►

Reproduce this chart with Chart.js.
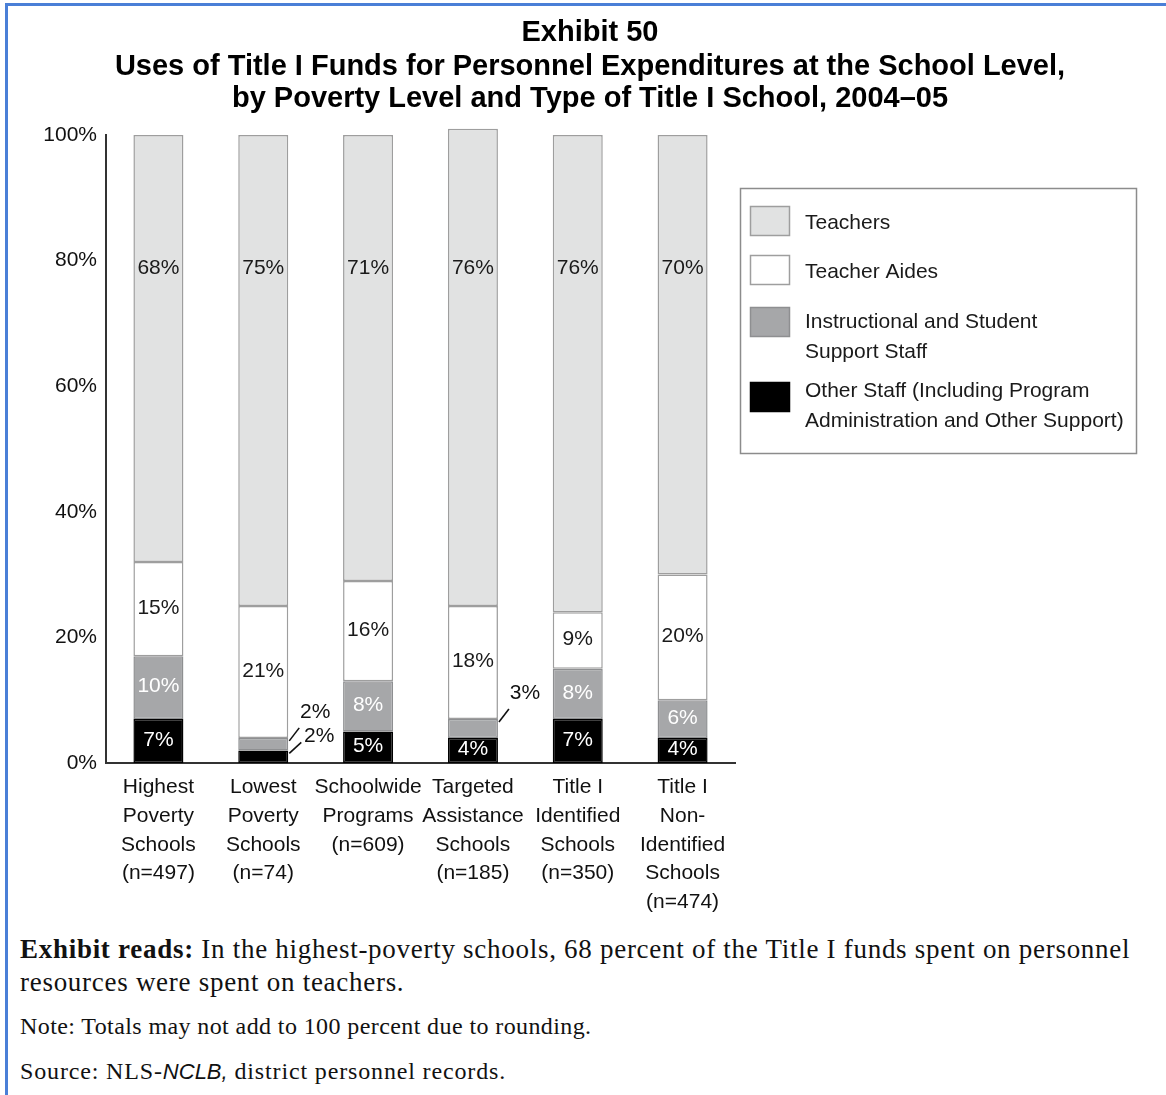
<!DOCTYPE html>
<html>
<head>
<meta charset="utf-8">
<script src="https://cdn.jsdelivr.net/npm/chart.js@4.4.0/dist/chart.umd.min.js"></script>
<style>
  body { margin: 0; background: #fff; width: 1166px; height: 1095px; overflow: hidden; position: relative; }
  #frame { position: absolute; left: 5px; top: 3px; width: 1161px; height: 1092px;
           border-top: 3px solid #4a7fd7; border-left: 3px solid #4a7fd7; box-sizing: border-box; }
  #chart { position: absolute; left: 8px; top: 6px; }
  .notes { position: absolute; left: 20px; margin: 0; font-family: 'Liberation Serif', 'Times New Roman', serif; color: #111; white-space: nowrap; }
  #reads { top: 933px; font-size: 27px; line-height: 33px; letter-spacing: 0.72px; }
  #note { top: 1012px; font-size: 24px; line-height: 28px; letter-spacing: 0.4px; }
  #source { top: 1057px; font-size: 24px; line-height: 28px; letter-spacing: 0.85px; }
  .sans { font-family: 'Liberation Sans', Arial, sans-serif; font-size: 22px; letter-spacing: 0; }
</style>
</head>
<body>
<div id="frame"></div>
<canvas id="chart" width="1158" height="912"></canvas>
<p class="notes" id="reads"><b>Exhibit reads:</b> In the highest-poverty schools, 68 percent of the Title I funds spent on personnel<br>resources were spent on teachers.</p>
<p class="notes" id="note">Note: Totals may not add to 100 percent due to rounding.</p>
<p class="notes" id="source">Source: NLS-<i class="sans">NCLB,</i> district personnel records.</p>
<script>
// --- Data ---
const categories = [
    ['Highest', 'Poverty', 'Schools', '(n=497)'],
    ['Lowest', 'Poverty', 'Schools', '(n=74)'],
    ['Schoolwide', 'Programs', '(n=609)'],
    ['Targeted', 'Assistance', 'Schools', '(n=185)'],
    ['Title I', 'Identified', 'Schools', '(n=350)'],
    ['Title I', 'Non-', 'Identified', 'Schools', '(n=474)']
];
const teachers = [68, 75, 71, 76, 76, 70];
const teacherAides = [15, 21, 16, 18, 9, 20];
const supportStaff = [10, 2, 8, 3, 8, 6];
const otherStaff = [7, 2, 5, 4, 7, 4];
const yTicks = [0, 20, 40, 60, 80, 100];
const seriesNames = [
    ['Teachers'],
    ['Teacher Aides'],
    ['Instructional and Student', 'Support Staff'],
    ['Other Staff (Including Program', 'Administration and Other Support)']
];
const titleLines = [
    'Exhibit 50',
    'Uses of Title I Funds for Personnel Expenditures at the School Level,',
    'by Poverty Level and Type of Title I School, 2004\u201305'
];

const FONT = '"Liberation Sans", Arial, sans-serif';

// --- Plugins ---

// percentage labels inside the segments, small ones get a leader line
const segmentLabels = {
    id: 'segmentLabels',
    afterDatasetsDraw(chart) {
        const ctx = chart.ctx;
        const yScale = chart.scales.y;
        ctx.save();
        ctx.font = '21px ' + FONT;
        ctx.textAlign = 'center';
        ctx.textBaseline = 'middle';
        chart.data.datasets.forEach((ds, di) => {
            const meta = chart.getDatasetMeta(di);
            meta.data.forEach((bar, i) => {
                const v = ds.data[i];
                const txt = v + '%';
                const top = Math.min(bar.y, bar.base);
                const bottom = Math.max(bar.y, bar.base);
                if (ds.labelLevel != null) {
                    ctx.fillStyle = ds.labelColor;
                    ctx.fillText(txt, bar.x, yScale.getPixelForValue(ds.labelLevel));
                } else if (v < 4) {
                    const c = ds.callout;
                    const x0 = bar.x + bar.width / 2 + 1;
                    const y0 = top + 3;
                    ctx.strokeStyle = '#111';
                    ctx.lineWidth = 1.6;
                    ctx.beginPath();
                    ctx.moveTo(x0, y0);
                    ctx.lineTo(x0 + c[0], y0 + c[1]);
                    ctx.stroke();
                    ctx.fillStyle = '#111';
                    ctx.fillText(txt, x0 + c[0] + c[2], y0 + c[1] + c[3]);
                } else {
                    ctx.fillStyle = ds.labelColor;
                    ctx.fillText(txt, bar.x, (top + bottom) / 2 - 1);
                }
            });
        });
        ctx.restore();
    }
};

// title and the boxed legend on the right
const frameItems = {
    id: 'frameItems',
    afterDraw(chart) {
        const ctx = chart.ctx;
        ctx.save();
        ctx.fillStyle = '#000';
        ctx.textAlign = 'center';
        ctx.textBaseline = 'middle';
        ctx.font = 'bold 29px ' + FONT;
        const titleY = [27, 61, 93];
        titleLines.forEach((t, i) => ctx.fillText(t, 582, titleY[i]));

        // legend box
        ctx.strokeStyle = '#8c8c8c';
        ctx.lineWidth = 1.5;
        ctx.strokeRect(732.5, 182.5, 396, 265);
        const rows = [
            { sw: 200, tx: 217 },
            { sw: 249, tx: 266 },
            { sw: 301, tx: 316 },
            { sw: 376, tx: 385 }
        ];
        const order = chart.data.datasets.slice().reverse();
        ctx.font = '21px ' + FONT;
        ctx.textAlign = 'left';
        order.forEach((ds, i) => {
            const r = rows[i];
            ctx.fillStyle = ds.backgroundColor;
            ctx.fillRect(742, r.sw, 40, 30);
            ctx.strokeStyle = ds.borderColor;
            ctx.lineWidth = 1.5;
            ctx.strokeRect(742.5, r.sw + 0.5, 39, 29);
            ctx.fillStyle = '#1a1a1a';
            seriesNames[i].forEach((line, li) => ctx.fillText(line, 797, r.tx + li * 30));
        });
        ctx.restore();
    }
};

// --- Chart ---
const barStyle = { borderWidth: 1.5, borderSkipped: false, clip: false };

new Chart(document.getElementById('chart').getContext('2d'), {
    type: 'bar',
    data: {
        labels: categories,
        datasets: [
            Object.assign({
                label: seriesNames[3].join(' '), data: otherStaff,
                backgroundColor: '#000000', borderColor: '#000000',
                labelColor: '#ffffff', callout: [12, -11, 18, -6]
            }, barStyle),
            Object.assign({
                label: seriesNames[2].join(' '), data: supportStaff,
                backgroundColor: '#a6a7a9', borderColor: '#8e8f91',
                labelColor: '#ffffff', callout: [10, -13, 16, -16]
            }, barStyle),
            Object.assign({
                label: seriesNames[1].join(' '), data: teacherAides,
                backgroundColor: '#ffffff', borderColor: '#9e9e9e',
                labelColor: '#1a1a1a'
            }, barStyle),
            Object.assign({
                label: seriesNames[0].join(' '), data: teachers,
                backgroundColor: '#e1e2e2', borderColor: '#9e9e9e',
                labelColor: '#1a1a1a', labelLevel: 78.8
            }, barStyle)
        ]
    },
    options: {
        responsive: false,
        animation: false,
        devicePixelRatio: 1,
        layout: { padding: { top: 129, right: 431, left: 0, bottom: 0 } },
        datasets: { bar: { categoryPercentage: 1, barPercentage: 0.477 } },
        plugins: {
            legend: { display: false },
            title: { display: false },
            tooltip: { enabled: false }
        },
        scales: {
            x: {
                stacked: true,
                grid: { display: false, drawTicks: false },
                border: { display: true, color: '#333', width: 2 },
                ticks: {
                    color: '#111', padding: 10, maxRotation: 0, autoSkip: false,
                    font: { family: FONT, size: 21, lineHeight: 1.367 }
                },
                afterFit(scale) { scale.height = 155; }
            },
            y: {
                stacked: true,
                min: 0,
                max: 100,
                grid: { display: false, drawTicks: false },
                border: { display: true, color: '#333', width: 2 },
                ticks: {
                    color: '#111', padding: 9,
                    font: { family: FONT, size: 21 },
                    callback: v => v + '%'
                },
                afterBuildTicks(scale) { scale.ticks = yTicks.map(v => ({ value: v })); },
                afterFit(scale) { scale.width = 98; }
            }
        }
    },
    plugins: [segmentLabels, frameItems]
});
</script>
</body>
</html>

◄

Reproduce the whole listing word for word, setting aside any pictures.

[FINAL RESULT]:
Reproduce this chart with Chart.js.
<!DOCTYPE html>
<html>
<head>
<meta charset="utf-8">
<script src="https://cdn.jsdelivr.net/npm/chart.js@4.4.0/dist/chart.umd.min.js"></script>
<style>
  body { margin: 0; background: #fff; width: 1166px; height: 1095px; overflow: hidden; position: relative; }
  #frame { position: absolute; left: 5px; top: 3px; width: 1161px; height: 1092px;
           border-top: 3px solid #4a7fd7; border-left: 3px solid #4a7fd7; box-sizing: border-box; }
  #chart { position: absolute; left: 8px; top: 6px; }
  .notes { position: absolute; left: 20px; margin: 0; font-family: 'Liberation Serif', 'Times New Roman', serif; color: #111; white-space: nowrap; }
  #reads { top: 933px; font-size: 27px; line-height: 33px; letter-spacing: 0.72px; }
  #note { top: 1012px; font-size: 24px; line-height: 28px; letter-spacing: 0.4px; }
  #source { top: 1057px; font-size: 24px; line-height: 28px; letter-spacing: 0.85px; }
  .sans { font-family: 'Liberation Sans', Arial, sans-serif; font-size: 22px; letter-spacing: 0; }
</style>
</head>
<body>
<div id="frame"></div>
<canvas id="chart" width="1158" height="912"></canvas>
<p class="notes" id="reads"><b>Exhibit reads:</b> In the highest-poverty schools, 68 percent of the Title I funds spent on personnel<br>resources were spent on teachers.</p>
<p class="notes" id="note">Note: Totals may not add to 100 percent due to rounding.</p>
<p class="notes" id="source">Source: NLS-<i class="sans">NCLB,</i> district personnel records.</p>
<script>
// --- Data ---
const categories = [
    ['Highest', 'Poverty', 'Schools', '(n=497)'],
    ['Lowest', 'Poverty', 'Schools', '(n=74)'],
    ['Schoolwide', 'Programs', '(n=609)'],
    ['Targeted', 'Assistance', 'Schools', '(n=185)'],
    ['Title I', 'Identified', 'Schools', '(n=350)'],
    ['Title I', 'Non-', 'Identified', 'Schools', '(n=474)']
];
const teachers = [68, 75, 71, 76, 76, 70];
const teacherAides = [15, 21, 16, 18, 9, 20];
const supportStaff = [10, 2, 8, 3, 8, 6];
const otherStaff = [7, 2, 5, 4, 7, 4];
const yTicks = [0, 20, 40, 60, 80, 100];
const seriesNames = [
    ['Teachers'],
    ['Teacher Aides'],
    ['Instructional and Student', 'Support Staff'],
    ['Other Staff (Including Program', 'Administration and Other Support)']
];
const titleLines = [
    'Exhibit 50',
    'Uses of Title I Funds for Personnel Expenditures at the School Level,',
    'by Poverty Level and Type of Title I School, 2004\u201305'
];

const FONT = '"Liberation Sans", Arial, sans-serif';

// --- Plugins ---

// percentage labels inside the segments, small ones get a leader line
const segmentLabels = {
    id: 'segmentLabels',
    afterDatasetsDraw(chart) {
        const ctx = chart.ctx;
        const yScale = chart.scales.y;
        ctx.save();
        ctx.font = '21px ' + FONT;
        ctx.textAlign = 'center';
        ctx.textBaseline = 'middle';
        chart.data.datasets.forEach((ds, di) => {
            const meta = chart.getDatasetMeta(di);
            meta.data.forEach((bar, i) => {
                const v = ds.data[i];
                const txt = v + '%';
                const top = Math.min(bar.y, bar.base);
                const bottom = Math.max(bar.y, bar.base);
                if (ds.labelLevel != null) {
                    ctx.fillStyle = ds.labelColor;
                    ctx.fillText(txt, bar.x, yScale.getPixelForValue(ds.labelLevel));
                } else if (v < 4) {
                    const c = ds.callout;
                    const x0 = bar.x + bar.width / 2 + 1;
                    const y0 = top + 3;
                    ctx.strokeStyle = '#111';
                    ctx.lineWidth = 1.6;
                    ctx.beginPath();
                    ctx.moveTo(x0, y0);
                    ctx.lineTo(x0 + c[0], y0 + c[1]);
                    ctx.stroke();
                    ctx.fillStyle = '#111';
                    ctx.fillText(txt, x0 + c[0] + c[2], y0 + c[1] + c[3]);
                } else {
                    ctx.fillStyle = ds.labelColor;
                    ctx.fillText(txt, bar.x, (top + bottom) / 2 - 1);
                }
            });
        });
        ctx.restore();
    }
};

// title and the boxed legend on the right
const frameItems = {
    id: 'frameItems',
    afterDraw(chart) {
        const ctx = chart.ctx;
        ctx.save();
        ctx.fillStyle = '#000';
        ctx.textAlign = 'center';
        ctx.textBaseline = 'middle';
        ctx.font = 'bold 29px ' + FONT;
        const titleY = [27, 61, 93];
        titleLines.forEach((t, i) => ctx.fillText(t, 582, titleY[i]));

        // legend box
        ctx.strokeStyle = '#8c8c8c';
        ctx.lineWidth = 1.5;
        ctx.strokeRect(732.5, 182.5, 396, 265);
        const rows = [
            { sw: 200, tx: 217 },
            { sw: 249, tx: 266 },
            { sw: 301, tx: 316 },
            { sw: 376, tx: 385 }
        ];
        const order = chart.data.datasets.slice().reverse();
        ctx.font = '21px ' + FONT;
        ctx.textAlign = 'left';
        order.forEach((ds, i) => {
            const r = rows[i];
            ctx.fillStyle = ds.backgroundColor;
            ctx.fillRect(742, r.sw, 40, 30);
            ctx.strokeStyle = ds.borderColor;
            ctx.lineWidth = 1.5;
            ctx.strokeRect(742.5, r.sw + 0.5, 39, 29);
            ctx.fillStyle = '#1a1a1a';
            seriesNames[i].forEach((line, li) => ctx.fillText(line, 797, r.tx + li * 30));
        });
        ctx.restore();
    }
};

// --- Chart ---
const barStyle = { borderWidth: 1.5, borderSkipped: false, clip: false };

new Chart(document.getElementById('chart').getContext('2d'), {
    type: 'bar',
    data: {
        labels: categories,
        datasets: [
            Object.assign({
                label: seriesNames[3].join(' '), data: otherStaff,
                backgroundColor: '#000000', borderColor: '#000000',
                labelColor: '#ffffff', callout: [12, -11, 18, -6]
            }, barStyle),
            Object.assign({
                label: seriesNames[2].join(' '), data: supportStaff,
                backgroundColor: '#a6a7a9', borderColor: '#8e8f91',
                labelColor: '#ffffff', callout: [10, -13, 16, -16]
            }, barStyle),
            Object.assign({
                label: seriesNames[1].join(' '), data: teacherAides,
                backgroundColor: '#ffffff', borderColor: '#9e9e9e',
                labelColor: '#1a1a1a'
            }, barStyle),
            Object.assign({
                label: seriesNames[0].join(' '), data: teachers,
                backgroundColor: '#e1e2e2', borderColor: '#9e9e9e',
                labelColor: '#1a1a1a', labelLevel: 78.8
            }, barStyle)
        ]
    },
    options: {
        responsive: false,
        animation: false,
        devicePixelRatio: 1,
        layout: { padding: { top: 129, right: 431, left: 0, bottom: 0 } },
        datasets: { bar: { categoryPercentage: 1, barPercentage: 0.477 } },
        plugins: {
            legend: { display: false },
            title: { display: false },
            tooltip: { enabled: false }
        },
        scales: {
            x: {
                stacked: true,
                grid: { display: false, drawTicks: false },
                border: { display: true, color: '#333', width: 2 },
                ticks: {
                    color: '#111', padding: 10, maxRotation: 0, autoSkip: false,
                    font: { family: FONT, size: 21, lineHeight: 1.367 }
                },
                afterFit(scale) { scale.height = 155; }
            },
            y: {
                stacked: true,
                min: 0,
                max: 100,
                grid: { display: false, drawTicks: false },
                border: { display: true, color: '#333', width: 2 },
                ticks: {
                    color: '#111', padding: 9,
                    font: { family: FONT, size: 21 },
                    callback: v => v + '%'
                },
                afterBuildTicks(scale) { scale.ticks = yTicks.map(v => ({ value: v })); },
                afterFit(scale) { scale.width = 98; }
            }
        }
    },
    plugins: [segmentLabels, frameItems]
});
</script>
</body>
</html>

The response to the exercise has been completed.